The Magazine of Ethiopian Airlines
The Arts

Chicago's Built History

Dreams of famed architects create the Windy City skyline.

Did Frank Lloyd Wright know he forever changed the architectural climate of the Windy City when he built Robie House in Chicago’s Hyde Park? Did Louis Sullivan catch a prophetic glimpse of his exquisitely detailed exteriors (like the Carson Pirie Scott store) displayed in the Art Institute of Chicago and other museums worldwide? Likely, they dreamed of such things.

For visitors to Chicago, the works of these men — and others like them — continue to awe and inspire from the city’s skyline. Whether by foot, bike, bus or boat, a trip to any part of this city famous for its deep-dish pizza and jazz music must include an appreciation of its brilliant architecture.

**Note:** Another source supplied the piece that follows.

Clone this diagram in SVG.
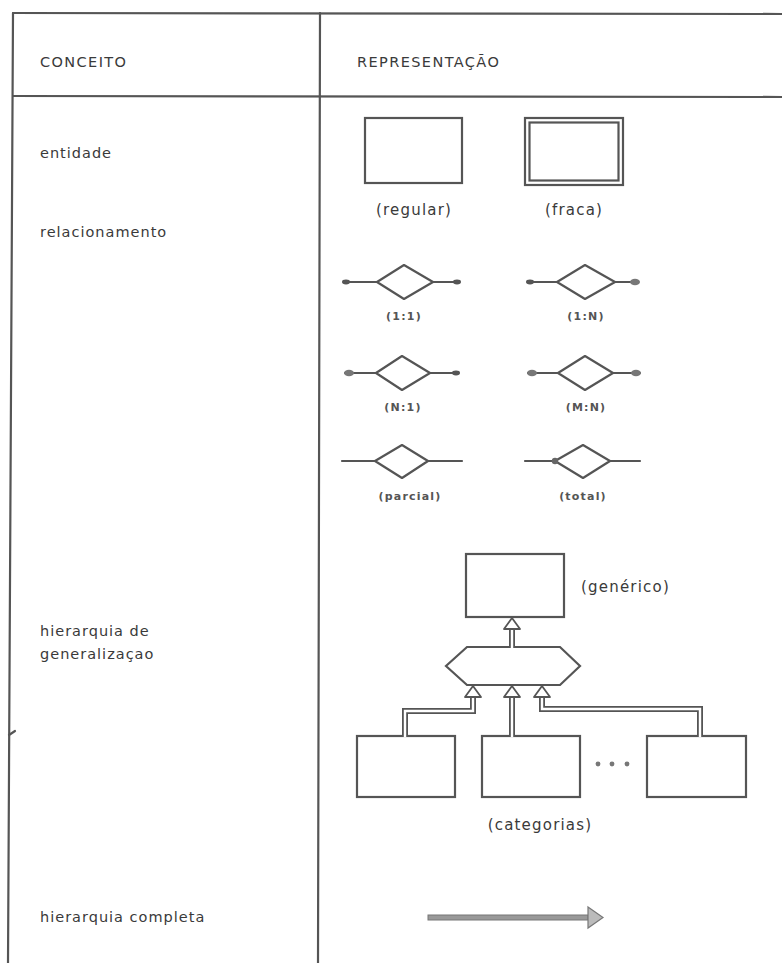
<svg xmlns="http://www.w3.org/2000/svg" width="782" height="963" viewBox="0 0 782 963">
<style>
.ln{stroke:#555;stroke-width:2.2;fill:none;stroke-linecap:round;stroke-linejoin:round}
.bx{stroke:#555;stroke-width:2.2;fill:#fff}
.t{font-family:"DejaVu Sans","Liberation Sans",sans-serif;font-size:14.5px;fill:#3a3a3a;letter-spacing:1px}
.c{font-family:"DejaVu Sans","Liberation Sans",sans-serif;font-size:15px;fill:#3a3a3a;letter-spacing:1.2px}
.h{font-family:"DejaVu Sans","Liberation Sans",sans-serif;font-size:14.5px;fill:#3a3a3a;letter-spacing:1.4px}
.s{font-family:"DejaVu Sans","Liberation Sans",sans-serif;font-size:11px;fill:#555;letter-spacing:1.2px;font-weight:bold}
.dbl{stroke:#555;stroke-width:6;fill:none;stroke-linejoin:miter}
.dbli{stroke:#fff;stroke-width:2.4;fill:none;stroke-linejoin:miter}
.head{fill:#fff;stroke:#555;stroke-width:1.8;stroke-linejoin:round}
.one{fill:#555}
.many{fill:#777}
</style>
<g id="table">
<path class="ln" d="M13,13 L782,14"/>
<path class="ln" d="M13,96 L782,97"/>
<path class="ln" d="M13,13 L8,963"/>
<path class="ln" d="M320,13 L318,963"/>
<path class="ln" d="M9,735 L15,731"/>
<text class="h" x="40" y="67">CONCEITO</text>
<text class="h" x="357" y="67">REPRESENTAÇÃO</text>
</g>
<g id="concepts">
<text class="t" x="40" y="158">entidade</text>
<text class="t" x="40" y="237">relacionamento</text>
<text class="t" x="40" y="636">hierarquia  de</text>
<text class="t" x="40" y="659">generalizaçao</text>
<text class="t" x="40" y="922" letter-spacing="0.6">hierarquia  completa</text>
</g>
<g id="entidade-regular">
<rect class="bx" x="365" y="118" width="97" height="65"/>
<text class="c" x="414" y="215" text-anchor="middle">(regular)</text>
</g>
<g id="entidade-fraca">
<rect class="bx" x="525" y="118" width="98" height="67"/>
<rect class="bx" x="529.5" y="122.5" width="89" height="58"/>
<text class="c" x="574" y="215" text-anchor="middle">(fraca)</text>
</g>
<g id="rel-1-1">
<path class="ln" d="M345,282 L377,282 L404,265 L433,282 L458,282 M377,282 L404,299 L433,282"/>
<ellipse class="one" cx="346" cy="282" rx="4" ry="2.4"/>
<ellipse class="one" cx="457" cy="282" rx="4" ry="2.4"/>
<text class="s" x="404" y="320" text-anchor="middle">(1:1)</text>
</g>
<g id="rel-1-N">
<path class="ln" d="M529,282 L557,282 L585,265 L615,282 L638,282 M557,282 L585,299 L615,282"/>
<ellipse class="one" cx="530" cy="282" rx="4" ry="2.4"/>
<ellipse class="many" cx="635" cy="282" rx="5" ry="3.2"/>
<text class="s" x="586" y="320" text-anchor="middle">(1:N)</text>
</g>
<g id="rel-N-1">
<path class="ln" d="M345,373 L376,373 L402,356 L430,373 L458,373 M376,373 L402,390 L430,373"/>
<ellipse class="many" cx="349" cy="373" rx="5" ry="3.2"/>
<ellipse class="one" cx="456" cy="373" rx="4" ry="2.4"/>
<text class="s" x="403" y="411" text-anchor="middle">(N:1)</text>
</g>
<g id="rel-M-N">
<path class="ln" d="M528,373 L558,373 L585,356 L613,373 L640,373 M558,373 L585,390 L613,373"/>
<ellipse class="many" cx="532" cy="373" rx="5" ry="3.2"/>
<ellipse class="many" cx="636" cy="373" rx="5" ry="3.2"/>
<text class="s" x="586" y="411" text-anchor="middle">(M:N)</text>
</g>
<g id="rel-parcial">
<path class="ln" d="M342,461 L375,461 L402,445 L428,461 L462,461 M375,461 L402,478 L428,461"/>
<text class="s" x="410" y="500" text-anchor="middle">(parcial)</text>
</g>
<g id="rel-total">
<path class="ln" d="M525,461 L555,461 L583,445 L610,461 L640,461 M555,461 L583,478 L610,461"/>
<circle cx="555" cy="461" r="3.2" fill="#666"/>
<text class="s" x="583" y="500" text-anchor="middle">(total)</text>
</g>
<g id="generico">
<rect class="bx" x="466" y="554" width="98" height="63"/>
<text class="c" x="581" y="592">(genérico)</text>
</g>
<g id="hexagono">
<polygon class="bx" points="467,647 560,647 580,666 560,685 467,685 446,666"/>
</g>
<g id="categoria-1"><rect class="bx" x="357" y="736" width="98" height="61"/></g>
<g id="categoria-2"><rect class="bx" x="482" y="736" width="98" height="61"/></g>
<g id="categoria-3"><rect class="bx" x="647" y="736" width="99" height="61"/></g>
<g id="reticencias">
<circle cx="598" cy="764" r="2.4" fill="#777"/>
<circle cx="612" cy="764" r="2.4" fill="#777"/>
<circle cx="627" cy="764" r="2.4" fill="#777"/>
<text class="c" x="540" y="830" text-anchor="middle">(categorias)</text>
</g>
<g id="connectors">
<path class="dbl" d="M512,647 L512,628"/>
<path class="dbli" d="M512,648 L512,627"/>
<polygon class="head" points="512,618 520,629 504,629"/>
<path class="dbl" d="M405,736 L405,711 L473,711 L473,696"/>
<path class="dbli" d="M405,737 L405,711 L473,711 L473,695"/>
<polygon class="head" points="473,686 481,697 465,697"/>
<path class="dbl" d="M512,736 L512,696"/>
<path class="dbli" d="M512,737 L512,695"/>
<polygon class="head" points="512,686 520,697 504,697"/>
<path class="dbl" d="M542,696 L542,709 L700,709 L700,736"/>
<path class="dbli" d="M542,695 L542,709 L700,709 L700,737"/>
<polygon class="head" points="542,686 550,697 534,697"/>
</g>
<g id="hierarquia-completa">
<rect x="428" y="915" width="160" height="5" fill="#999" stroke="#777" stroke-width="1"/>
<polygon points="588,907 603,917.5 588,928" fill="#bbb" stroke="#777" stroke-width="1.2"/>
</g>
</svg>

Walking the city streets offers an up-close-and-personal view of the skyscrapers, such as Burnham and Root’s Rookery, and Holabird and Roche’s Marquette Building, which orever altered the Chicago skyline  in the 19th century. Or, watch the architecture of the late 1800s morph into modern-day Chicago in a guided architectural overview tour. 


Grab your bike and helmet to tour Chicago via the Bloomingdale Trail. This old railroad structure turned elevated linear park takes you along the historic boulevard with a natural scape designed by 19th-century landscape architects William LeBaron Jenney and Jens Jensen.

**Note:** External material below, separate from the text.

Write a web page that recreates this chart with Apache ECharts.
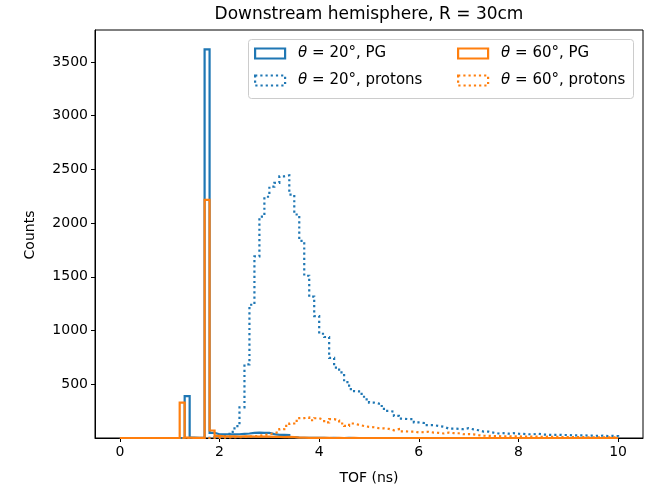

 Journey the path of early immigrants via a bus tour of the churches they commissioned Chicago architects

(such as Joseph Engelbert and Henry Schlacks) to design, reminding them of home. Or, sit atop an open-air bus to explore the architecture and history of five of the city’s multicultural neighborhoods. A trolley tour gives an insider’s view of how architects, leaders, developers and nature together shaped the city.


For those in town for but a quick visit, the elevated “L” train gives you the must-see architectural experience at a fast pace, including the Sears (Willis) Tower, John Hancock Center and more.